Oracle Data Integrator provides a set of tools that can be used in journalizing to refresh information on the captured changes or trigger other processes:

See the Oracle Data Integrator Tools Reference for more information on these functions.

Package Templates for Using Journalizing

A number of templates may be used when designing packages to use journalized data. Below are some typical templates.

Template 1: One Simple Package (Consistent Set)

This package is scheduled to process all changes every minutes. This template is relevant if changes are made regularly in the journalized tables.

Template 2: One Simple Package (Simple Journalizing)

This package is scheduled to process all changes every minutes. This template is relevant if changes are made regularly in the journalized tables.

Template 3: Using SnpsWaitForLogData (Consistent Set or Simple)

This package is scheduled regularly. Changed data will only be processed if new changes have been detected. This avoids useless processing if changes occur sporadically to the journalized tables (i.e. to avoid running interfaces that would process no data).

Template 4: Separate Processes (Consistent Set)

This template dissociates the consistency window,  the purge, and the changes consumption (for two different subscribers) in different packages.

Package 1: Extend Window

This package is scheduled every minute.
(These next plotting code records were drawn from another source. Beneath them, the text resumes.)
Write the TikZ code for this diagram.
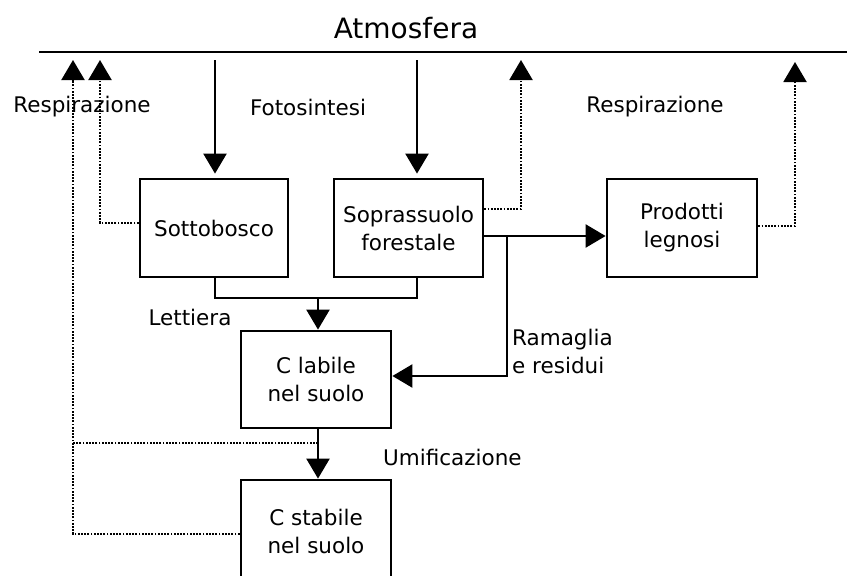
\documentclass[tikz,border=0pt]{standalone}
\usepackage{fontspec}
\setmainfont{DejaVu Sans}
\usetikzlibrary{arrows.meta}
\begin{document}
\begin{tikzpicture}[x=1pt,y=-1pt,
  box/.style={draw,line width=2.8pt,minimum width=148pt,minimum height=98pt,align=center,font=\fontsize{21.5}{28}\selectfont,inner sep=0pt},
  lbl/.style={font=\fontsize{21.5}{28}\selectfont,align=left,inner sep=0pt},
  conn/.style={line width=2.4pt},
  tip/.style={-{Triangle[length=20pt,width=23pt]}},
  dots/.style={line width=2pt,dash pattern=on 1.8pt off 1.4pt},
]
\clip (0,0) rectangle (847,576);
\node[font=\fontsize{28}{32}\selectfont,inner sep=0pt] (atm) at (406,28) {Atmosfera};
\coordinate (aL) at (39,52);
\coordinate (aR) at (850,52);
\draw[line width=2.6pt] (aL) -- (aR);

\node[box] (sotto) at (214,228) {Sottobosco};
\node[box,minimum width=149pt] (sopr) at (408.5,228) {Soprassuolo\\forestale};
\node[box,minimum width=150pt] (prod) at (682,228) {Prodotti\\legnosi};
\node[box,minimum width=150pt,minimum height=97pt] (lab) at (316,379.5) {C labile\\nel suolo};
\node[box,minimum width=150pt,minimum height=102pt] (stab) at (316,531) {C stabile\\nel suolo};

\node[lbl] (resp1) at (82,107) {Respirazione};
\node[lbl] (foto) at (308,107) {Fotosintesi};
\node[lbl] (resp2) at (655,107) {Respirazione};
\node[lbl] (lett) at (190,317) {Lettiera};
\node[lbl,anchor=west] (ram) at (512,351) {Ramaglia\\e residui};
\node[lbl,anchor=west] (umif) at (383,457) {Umificazione};

% photosynthesis
\coordinate (f1) at (215,60);
\coordinate (f2) at (417,60);
\draw[conn,tip,shorten >=4pt] (f1) -- (f1 |- sotto.north);
\draw[conn,tip,shorten >=4pt] (f2) -- (f2 |- sopr.north);

% respiration (dotted)
\coordinate (r1) at (73,60);
\coordinate (r2) at (100,60);
\coordinate (r3) at (521,60);
\coordinate (r4) at (795,62);
\draw[dots,tip] ([yshift=5pt]sotto.west) -| (r2);
\draw[dots,tip] ([yshift=19pt]sopr.east) -| (r3);
\draw[dots,tip] ([yshift=2pt]prod.east) -| (r4);
\draw[dots,tip] ([yshift=-3pt]stab.west) -| (r1);
\coordinate (hm) at (318,443);
\draw[dots] (hm) -- (hm -| r1);

% wood products and residues
\coordinate (se) at ([yshift=-8pt]sopr.east);
\draw[conn,tip] (se) -- (se -| prod.west);
\coordinate (br) at (507,236);
\coordinate (rm) at (507,376);
\draw[conn,tip] (br) -- (rm) -- (rm -| lab.east);

% litter
\coordinate (j) at (318,298);
\draw[conn] (sotto.south -| f1) |- (j);
\draw[conn] (sopr.south -| f2) |- (j);
\draw[conn,tip] (j) -- (j |- lab.north);

% humification
\draw[conn,tip] (lab.south -| hm) -- (stab.north -| hm);
\end{tikzpicture}
\end{document}
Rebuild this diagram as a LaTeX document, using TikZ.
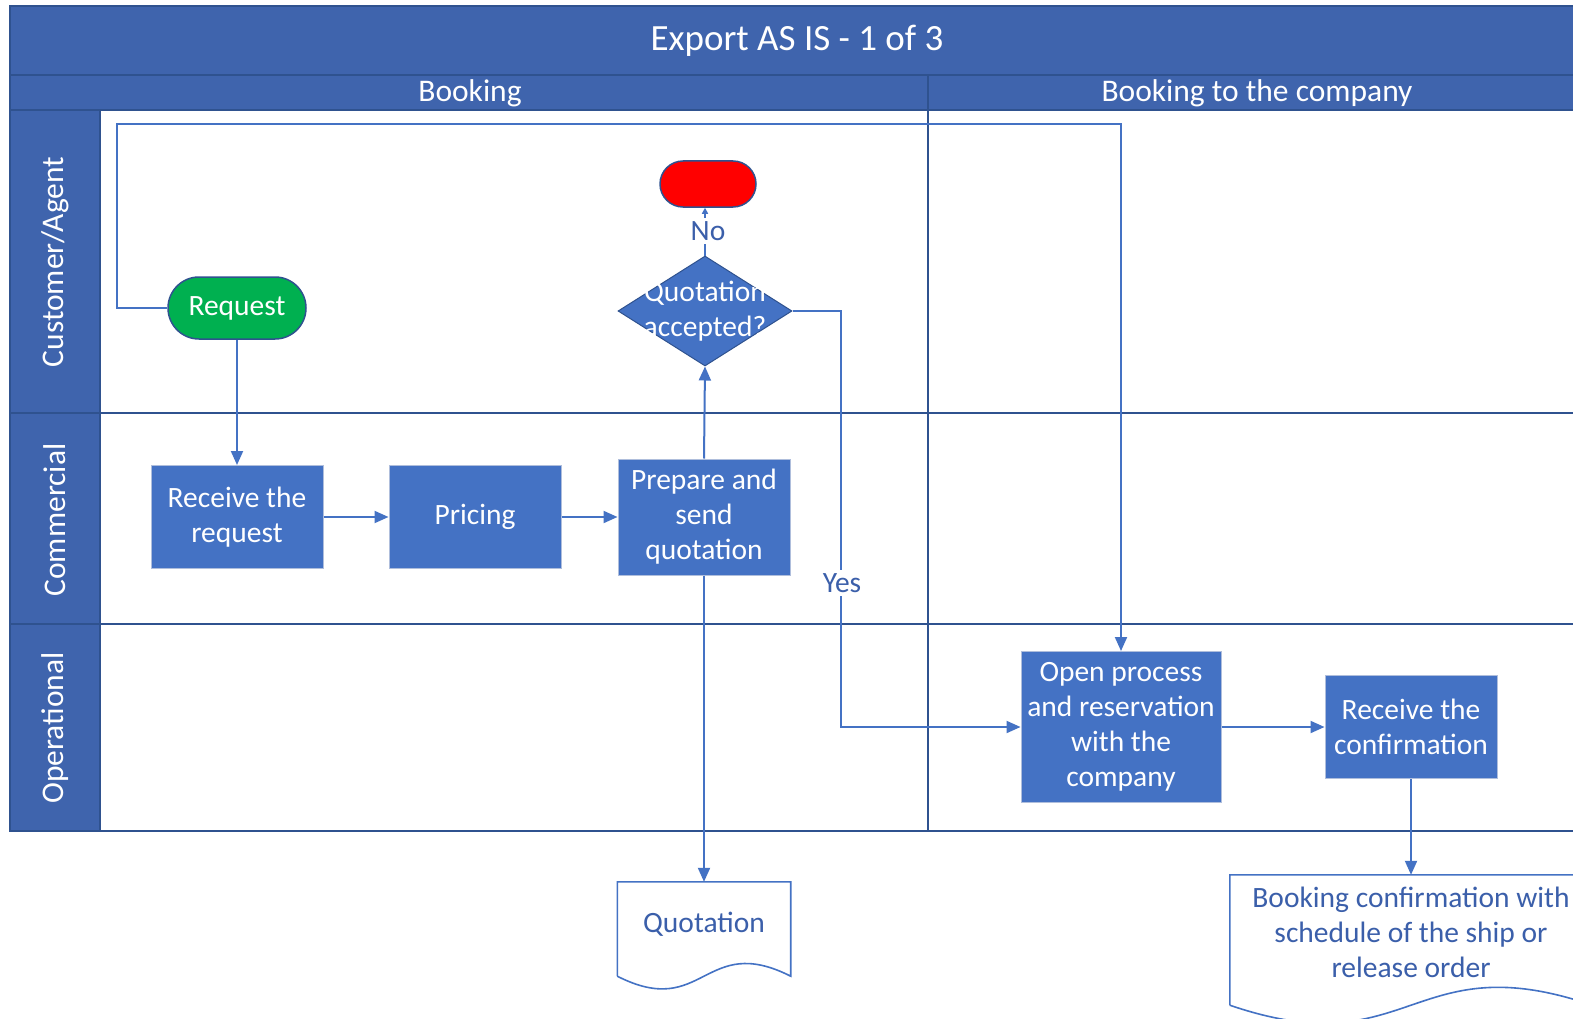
\documentclass[tikz,border=0pt]{standalone}
\usepackage{fontspec}
\setmainfont{Carlito}
\usetikzlibrary{shapes.geometric,arrows.meta,backgrounds,calc}

\definecolor{hdr}{RGB}{63,100,173}
\definecolor{hdrline}{RGB}{47,82,143}
\definecolor{boxblue}{RGB}{68,114,196}
\definecolor{boxedge}{RGB}{175,190,220}
\definecolor{lbl}{RGB}{59,95,170}
\definecolor{startgreen}{RGB}{0,176,80}
\definecolor{endred}{RGB}{255,0,0}

\begin{document}
\begin{tikzpicture}[x=1pt,y=-1pt,
  boxfont/.style={font=\fontsize{29.5}{35}\selectfont},
  proc/.style={boxfont, draw=boxedge, line width=1pt, fill=boxblue, text=white,
    align=center, inner sep=0pt, minimum width=172pt, minimum height=103pt},
  term/.style={boxfont, draw=hdrline, line width=1.5pt, text=white, inner sep=0pt},
  decision/.style={diamond, draw=hdrline, line width=1pt, fill=boxblue,
    inner sep=0pt, minimum width=174pt, minimum height=110pt},
  docbox/.style={inner sep=0pt, text=lbl, align=center,
    font=\fontsize{29.5}{35}\selectfont},
  docline/.style={draw=boxblue, line width=1.6pt},
  conn/.style={draw=boxblue, line width=2pt,
    -{Triangle[length=14pt,width=12pt]}},
  flowlabel/.style={fill=white, text=lbl, inner sep=3pt,
    font=\fontsize{29.5}{32}\selectfont},
  hdrtext/.style={text=white, font=\fontsize{31.5}{34}\selectfont},
  lanetext/.style={text=white, rotate=90, font=\fontsize{31.5}{34}\selectfont},
  laneline/.style={draw=hdrline, line width=1.5pt}
]
\useasboundingbox (0,0) rectangle (1573,1019);
\clip (0,0) rectangle (1573,1019);

% ---------- flow nodes ----------
\node[term, fill=startgreen, minimum width=138pt, minimum height=62pt,
      rounded corners=31pt] (req) at (237,308) {Request};
\node[term, fill=endred, minimum width=96pt, minimum height=46pt,
      rounded corners=23pt] (stop) at (708,184) {};
\node[decision,
      label={[text=white, boxfont, align=center]center:Quotation\\accepted?}]
      (dec) at (705,311) {};

\node[proc] (recv) at (237,517) {Receive the\\request};
\node[proc] (price) at (475,517) {Pricing};
\node[proc, minimum height=116pt] (prep) at (704,517) {Prepare and\\send\\quotation};

\node[proc, minimum width=200pt, minimum height=151pt] (open) at (1121,727)
      {Open process\\and reservation\\with the\\company};
\node[proc] (conf) at (1411,727) {Receive the\\confirmation};

% documents: node is the straight-sided upper part, wave drawn below it
\node[docbox, minimum width=173pt, minimum height=94pt,
      label={[docbox, yshift=5pt]center:Quotation}] (qdoc) at (704,929) {};
\node[docbox, minimum width=362pt, minimum height=130pt,
      label={[docbox, yshift=8pt]center:Booking confirmation with\\schedule of the ship or\\release order}]
      (bdoc) at (1411,940) {};

\draw[docline] (qdoc.south west) -- (qdoc.north west) -- (qdoc.north east)
  -- (qdoc.south east)
  .. controls ($(qdoc.south)+(0,-44)$) and ($(qdoc.south)+(0,44)$) .. (qdoc.south west);
\draw[docline] (bdoc.south west) -- (bdoc.north west) -- (bdoc.north east)
  -- (bdoc.south east)
  .. controls ($(bdoc.south)+(0,-62)$) and ($(bdoc.south)+(0,62)$) .. (bdoc.south west);

% ---------- connectors ----------
\coordinate (loop) at (117,124);
\coordinate (yesturn) at (841,727);

\draw[conn] (req.west) -| (loop) -| (open.north);
\draw[conn] (req.south) -- (recv.north);
\draw[conn] (recv.east) -- (price.west);
\draw[conn] (price.east) -- (prep.west);
\draw[conn] (prep.north) -- (dec.south);
\draw[draw=boxblue, line width=2pt, -{Triangle[length=6pt,width=6pt]}]
  (dec.north) -- (dec.north |- stop.south);
\node[flowlabel] (no) at (708,231) {No};
\draw[conn] (dec.east) -| (yesturn) -- (open.west);
\node[flowlabel] (yes) at (842,583) {Yes};
\draw[conn] (prep.south) -- (qdoc.north);
\draw[conn] (open.east) -- (conf.west);
\draw[conn] (conf.south) -- (bdoc.north);

% ---------- pool, phases and lanes ----------
\begin{scope}[on background layer]
  \fill[white] (0,0) rectangle (1573,1019);
  % title band
  \draw[fill=hdr, draw=hdrline, line width=1.5pt] (10,6) rectangle (1590,75);
  \node[text=white, font=\fontsize{37}{40}\selectfont] (title) at (797,41)
       {Export AS IS - 1 of 3};
  % phase header band
  \draw[fill=hdr, draw=hdrline, line width=1.5pt] (10,75) rectangle (1590,110);
  \draw[laneline] (928,75) -- (928,110);
  \node[hdrtext] (ph1) at (470,93) {Booking};
  \node[hdrtext] (ph2) at (1257,93) {Booking to the company};
  % lane label column
  \draw[fill=hdr, draw=hdrline, line width=1.5pt] (10,110) rectangle (100,413);
  \draw[fill=hdr, draw=hdrline, line width=1.5pt] (10,413) rectangle (100,624);
  \draw[fill=hdr, draw=hdrline, line width=1.5pt] (10,624) rectangle (100,831);
  \node[lanetext] (l1) at (55,262) {Customer/Agent};
  \node[lanetext] (l2) at (55,520) {Commercial};
  \node[lanetext] (l3) at (55,728) {Operational};
  % lane boundaries and phase divider
  \draw[laneline] (100,413) -- (1590,413);
  \draw[laneline] (100,624) -- (1590,624);
  \draw[laneline] (100,831) -- (1590,831);
  \draw[laneline] (928,110) -- (928,831);
\end{scope}
\end{tikzpicture}
\end{document}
Extend Window may be resource consuming. It is better to have this operation triggered only when new data appears.

Package 2: Purge Journal (at the end of week)

This package is scheduled once every Friday. We will keep track of the journals for the entire week.

Package 3: Process the Changes for Subscriber A

This package is scheduled every minute. Such a package is used for instance to generate events in a MOM.

Package 4: Process the Changes for Subscriber B

This package is scheduled every day. Such a package is used for instance to load a data warehouse during the night with the changed data.